Other parts of the government had important roles. But the Defense Department, buttressed by its intrinsic organizational skills, its traditional role as the recipient of the lion's share of the intelligence budget, and the zeal and policymaking influence of Defense Secretary Donald H. Rumsfeld, quickly grew to dominate much more than the war-fighting effort.

The Pentagon has clashed repeatedly with the CIA and the State Department as it has sought to expand its counterterrorism mission. Last year, both protested a secret Pentagon program that sends Special Forces units in plain clothes on intelligence-gathering missions to countries where no war is in progress and with which the United States has friendly diplomatic relations.

The Pentagon argued that troops report to their commanders and the defense secretary, not the secretary of state or the CIA director, and do not need to seek permission from or even to inform local U.S. ambassadors or CIA station chiefs. And, it said, the military needs its own "situational awareness" of possible future combat areas.
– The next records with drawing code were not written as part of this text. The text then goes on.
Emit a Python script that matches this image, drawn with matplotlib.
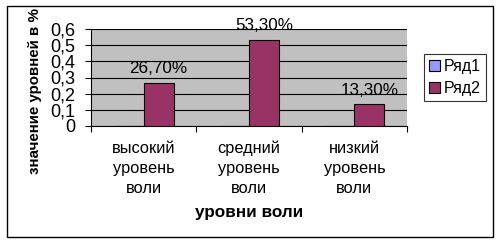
import matplotlib
matplotlib.use("Agg")
import matplotlib.pyplot as plt
import numpy as np
from matplotlib.patches import Rectangle

plt.rcParams['font.family'] = ['Liberation Sans', 'DejaVu Sans']

categories = ["высокий\nуровень\nволи", "средний\nуровень\nволи", "низкий\nуровень\nволи"]
series1 = [0, 0, 0]
series2 = [0.267, 0.533, 0.133]
labels2 = ["26,70%", "53,30%", "13,30%"]
yticks = [0, 0.1, 0.2, 0.3, 0.4, 0.5, 0.6]
ytick_labels = ["0", "0,1", "0,2", "0,3", "0,4", "0,5", "0,6"]

W, H = 502, 244
fig = plt.figure(figsize=(W/100, H/100), dpi=100)
fig.patch.set_facecolor('white')

# outer frame
fig.add_artist(Rectangle((7/W, 1-237/H), 486/W, 231/H, transform=fig.transFigure,
                         fill=False, edgecolor='black', linewidth=1))

ax = fig.add_axes([91/W, 1-126/H, 316/W, 97/H])
ax.set_facecolor('#C0C0C0')
x = np.arange(len(categories))
bw = 30/105.3
ax.bar(x - bw/2, series1, width=bw, color='#9999FF', edgecolor='black', linewidth=0.8, label='Ряд1', zorder=3)
ax.bar(x + bw/2, series2, width=bw, color='#993366', edgecolor='black', linewidth=0.8, label='Ряд2', zorder=3)
for xi, v, t in zip(x, series2, labels2):
    ax.text(xi + bw/2, v + 0.04, t, ha='center', va='bottom', fontsize=12.3, zorder=4)

ax.set_xlim(-0.5, 2.5)
ax.set_ylim(0, 0.6)
ax.set_yticks(yticks)
ax.set_yticklabels(ytick_labels, fontsize=13)
ax.yaxis.grid(True, color='black', linewidth=0.8, zorder=1)
ax.set_axisbelow(True)
ax.set_xticks([-0.5, 0.5, 1.5, 2.5])
ax.set_xticklabels([])
ax.tick_params(axis='x', direction='out', length=4, width=0.8)
ax.tick_params(axis='y', direction='out', length=4, width=0.8, pad=7)
for s in ['top', 'right']:
    ax.spines[s].set_visible(False)
for s in ['left', 'bottom']:
    ax.spines[s].set_linewidth(0.8)
for xi, c in zip(x, categories):
    ax.text(xi, -0.09, c, ha='center', va='top', fontsize=11.8, linespacing=1.42,
            transform=ax.transData, clip_on=False)

fig.text(35/W, 1-91.5/H, "значение уровней в %", rotation=90, ha='center', va='center',
         fontsize=10.9, fontweight='bold')
fig.text(249/W, 1-213/H, "уровни воли", ha='center', va='center', fontsize=12.3, fontweight='bold')

leg = ax.legend(loc='center', bbox_to_anchor=(455/W, 1-77.5/H), bbox_transform=fig.transFigure,
                frameon=True, fancybox=False, edgecolor='black', fontsize=11.5,
                handlelength=0.7, handleheight=0.7, handletextpad=0.25, borderpad=0.3,
                labelspacing=0.45, borderaxespad=0)
leg.get_frame().set_linewidth(0.8)

fig.savefig('out.png', dpi=100, facecolor='white')
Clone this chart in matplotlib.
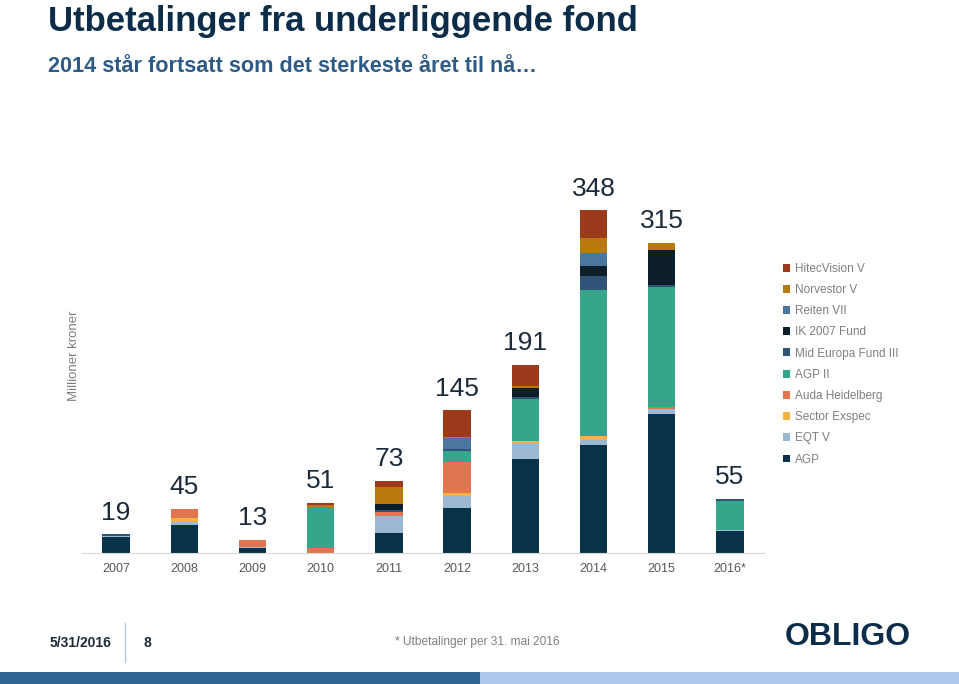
import numpy as np
import matplotlib.pyplot as plt
from matplotlib.patches import Rectangle, Patch
from matplotlib.lines import Line2D

plt.rcParams['font.family'] = ['Liberation Sans', 'DejaVu Sans']

years = ["2007", "2008", "2009", "2010", "2011", "2012", "2013", "2014", "2015", "2016*"]
totals = [19, 45, 13, 51, 73, 145, 191, 348, 315, 55]

# stack order bottom -> top
funds = ["AGP", "EQT V", "Sector Exspec", "Auda Heidelberg", "AGP II",
         "Mid Europa Fund III", "IK 2007 Fund", "Reiten VII", "Norvestor V", "HitecVision V"]
colors = ["#08324A", "#9DB8D3", "#F2B441", "#E07550", "#35A68A",
          "#2F5478", "#0D1F2B", "#4A76A0", "#B8790F", "#9B3B1C"]

agp        = [16, 28, 5.5, 0, 20, 46, 96, 110, 141, 22]
eqt_v      = [1.5, 3, 0.5, 0, 18, 12, 16, 5, 5, 1]
sector     = [0, 5, 0, 0, 0, 3, 2, 4, 0, 0]
auda       = [0, 9, 7, 5, 4, 31, 0, 0, 2, 0]
agp_ii     = [0, 0, 0, 41, 0, 12, 42, 148, 122, 30]
mid_europa = [1.5, 0, 0, 0, 2, 2, 2, 14, 2, 2]
ik_2007    = [0, 0, 0, 0, 6, 0, 10, 11, 36, 0]
reiten     = [0, 0, 0, 0, 0, 11, 0, 13, 0, 0]
norvestor  = [0, 0, 0, 3, 17, 1, 2, 15, 7, 0]
hitec      = [0, 0, 0, 2, 6, 27, 21, 28, 0, 0]

series = [agp, eqt_v, sector, auda, agp_ii, mid_europa, ik_2007, reiten, norvestor, hitec]

fig = plt.figure(figsize=(9.59, 6.84), dpi=100)
ax = fig.add_axes([82 / 959, (684 - 553) / 684, 682 / 959, 374 / 684])

x = np.arange(len(years))
bottom = np.zeros(len(years))
for vals, c in zip(series, colors):
    vals = np.array(vals, dtype=float)
    ax.bar(x, vals, width=0.4, bottom=bottom, color=c, edgecolor="none")
    bottom += vals

for xi, t, top in zip(x, totals, bottom):
    ax.annotate(str(t), (xi, top), xytext=(0, 7), textcoords="offset points",
                ha="center", va="bottom", fontsize=19, color="#1B2B3A")

ax.set_xlim(-0.5, 9.5)
ax.set_ylim(0, 380)
ax.set_xticks(x)
ax.set_xticklabels(years, fontsize=9, color="#595959")
ax.tick_params(axis="x", length=0, pad=7)
ax.set_yticks([])
for s in ["top", "right", "left"]:
    ax.spines[s].set_visible(False)
ax.spines["bottom"].set_color("#D9D9D9")
ax.set_ylabel("Millioner kroner", fontsize=9.5, color="#7F7F7F")
ax.yaxis.set_label_coords(-0.003, 0.527)

handles = [Patch(facecolor=c, edgecolor="none") for c in colors[::-1]]
fig.legend(handles, funds[::-1], loc="upper left", bbox_to_anchor=(778 / 959, 1 - 258 / 684),
           frameon=False, fontsize=8.5, labelcolor="#7F7F7F", handlelength=0.65,
           handleheight=0.65, handletextpad=0.35, labelspacing=0.78, borderaxespad=0)

# titles
fig.text(48 / 959, 1 - 22 / 684, "Utbetalinger fra underliggende fond", fontsize=25,
         fontweight="bold", color="#0B2D4A", va="center", ha="left")
fig.text(48 / 959, 1 - 67 / 684, "2014 står fortsatt som det sterkeste året til nå…",
         fontsize=15.6, fontweight="bold", color="#2E5A86", va="center", ha="left")

# footer
fig.text(50 / 959, 1 - 643 / 684, "5/31/2016", fontsize=10, fontweight="bold",
         color="#1B2B3A", va="center")
fig.add_artist(Line2D([125 / 959, 125 / 959], [1 - 623 / 684, 1 - 662 / 684],
                      color="#B8C7D9", lw=1))
fig.text(143 / 959, 1 - 643 / 684, "8", fontsize=10, fontweight="bold",
         color="#1B2B3A", va="center")
fig.text(395 / 959, 1 - 642 / 684, "* Utbetalinger per 31. mai 2016", fontsize=8.6,
         color="#7F7F7F", va="center")
fig.text(848 / 959, 1 - 637 / 684, "OBLIGO", fontsize=23, fontweight="bold",
         color="#0B2D4A", va="center", ha="center")
fig.add_artist(Rectangle((0, 0), 480 / 959, 12 / 684, transform=fig.transFigure,
                         facecolor="#2E6491", edgecolor="none"))
fig.add_artist(Rectangle((480 / 959, 0), 479 / 959, 12 / 684, transform=fig.transFigure,
                         facecolor="#AFC8EC", edgecolor="none"))

fig.savefig("out.png", dpi=100)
When the level of animosity peaked last summer, Rumsfeld and then-CIA Director Porter J. Goss were prodded by Michael V. Hayden, then deputy director of national intelligence, to negotiate an agreement to delineate intelligence-gathering responsibilities. Under a separate memorandum of understanding, the Pentagon and the State Department agreed that ambassadors would be informed of all military activity in their countries and given the opportunity to object.